> [Problem statement]
Skipping all pictures, set down the lines of the listing from the first through the one with "(0,0) rectangle (908,618);".

> [Supplied data]

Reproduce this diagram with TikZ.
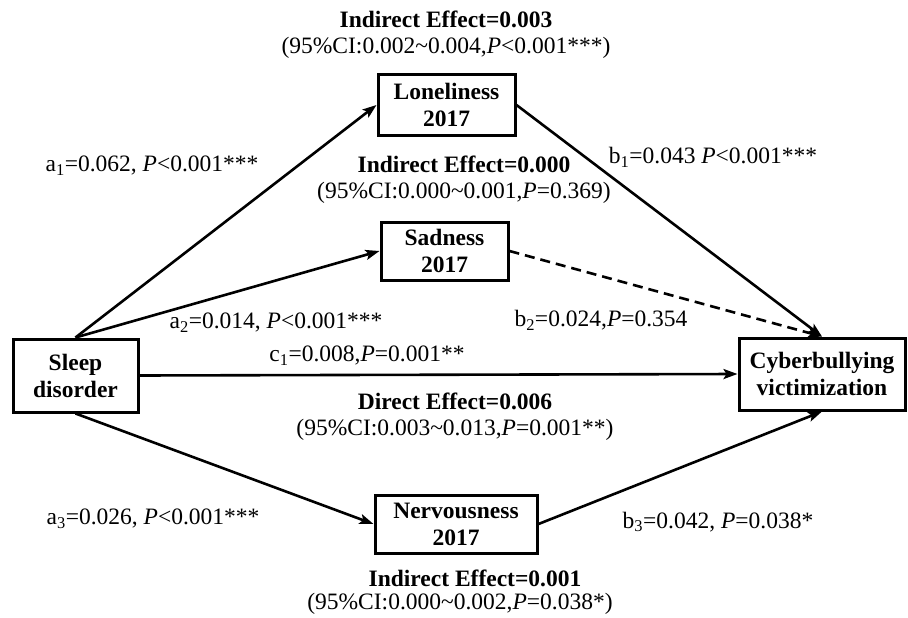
\documentclass[tikz,border=0pt]{standalone}
\usepackage{fontspec}
\setmainfont{Liberation Serif}
\usepackage{tikz}
\usetikzlibrary{arrows.meta, positioning, calc}

\begin{document}
\begin{tikzpicture}[
    x=1pt, y=-1pt,
    var/.style={draw, line width=3pt, inner sep=2pt, align=center, font=\fontsize{23.5}{27}\selectfont\bfseries},
    lbl/.style={inner sep=0pt, font=\fontsize{23.5}{26}\selectfont},
    eff/.style={inner sep=0pt, align=center, font=\fontsize{23.5}{26}\selectfont},
    path/.style={line width=2.6pt, -{Stealth[length=14pt, width=10pt, inset=3pt]}},
    >=Stealth
]
\useasboundingbox (0,0) rectangle (908,618);

\node[var, minimum width=125pt, minimum height=73pt] (sleep) at (75.5,375.5) {Sleep\\disorder};
\node[var, minimum width=137pt, minimum height=60pt] (lonely) at (446.5,105) {Loneliness\\2017};
\node[var, minimum width=127pt, minimum height=58pt] (sad) at (444.5,251) {Sadness\\2017};
\node[var, minimum width=162pt, minimum height=58pt] (nerv) at (456,524) {Nervousness\\2017};
\node[var, minimum width=166pt, minimum height=72pt] (cyber) at (822,374) {Cyberbullying\\victimization};

% paths a, b, c
\draw[path] (sleep.north) -- (lonely.west);
\draw[path] (sleep.north) -- (sad.west);
\draw[path] (sleep.east) -- (cyber.west);
\draw[path] (sleep.south) -- (nerv.west);
\draw[path] (lonely.east) -- (cyber.north);
\draw[path, dash pattern=on 10pt off 6pt] (sad.east) -- (cyber.north);
\draw[path] (nerv.east) -- (cyber.south);

% coefficients
\node[lbl] (a1) at (152,166) {a\textsubscript{1}=0.062, \textit{P}<0.001***};
\node[lbl] (a2) at (276,323) {a\textsubscript{2}=0.014, \textit{P}<0.001***};
\node[lbl] (a3) at (153,519) {a\textsubscript{3}=0.026, \textit{P}<0.001***};
\node[lbl] (b1) at (713,157) {b\textsubscript{1}=0.043 \textit{P}<0.001***};
\node[lbl] (b2) at (601,320) {b\textsubscript{2}=0.024,\textit{P}=0.354};
\node[lbl] (b3) at (718,522) {b\textsubscript{3}=0.042, \textit{P}=0.038*};
\node[lbl] (c1) at (367,356) {c\textsubscript{1}=0.008,\textit{P}=0.001**};

% effects
\node[eff] (ind1) at (446,35) {\textbf{Indirect Effect=0.003}\\(95\%CI:0.002\textasciitilde0.004,\textit{P}<0.001***)};
\node[eff] (ind2) at (464,180) {\textbf{Indirect Effect=0.000}\\(95\%CI:0.000\textasciitilde0.001,\textit{P}=0.369)};
\node[eff] (dir) at (455,417) {\textbf{Direct Effect=0.006}\\(95\%CI:0.003\textasciitilde0.013,\textit{P}=0.001**)};
\node[eff] (ind3) at (475,578) {\textbf{Indirect Effect=0.001}};
\node[eff] (ci3) at (460,604) {(95\%CI:0.000\textasciitilde0.002,\textit{P}=0.038*)};
\end{tikzpicture}
\end{document}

> [Solution to the exercise]
Reproduce this diagram with TikZ.
\documentclass[tikz,border=0pt]{standalone}
\usepackage{fontspec}
\setmainfont{Liberation Serif}
\usepackage{tikz}
\usetikzlibrary{arrows.meta, positioning, calc}

\begin{document}
\begin{tikzpicture}[
    x=1pt, y=-1pt,
    var/.style={draw, line width=3pt, inner sep=2pt, align=center, font=\fontsize{23.5}{27}\selectfont\bfseries},
    lbl/.style={inner sep=0pt, font=\fontsize{23.5}{26}\selectfont},
    eff/.style={inner sep=0pt, align=center, font=\fontsize{23.5}{26}\selectfont},
    path/.style={line width=2.6pt, -{Stealth[length=14pt, width=10pt, inset=3pt]}},
    >=Stealth
]
\useasboundingbox (0,0) rectangle (908,618);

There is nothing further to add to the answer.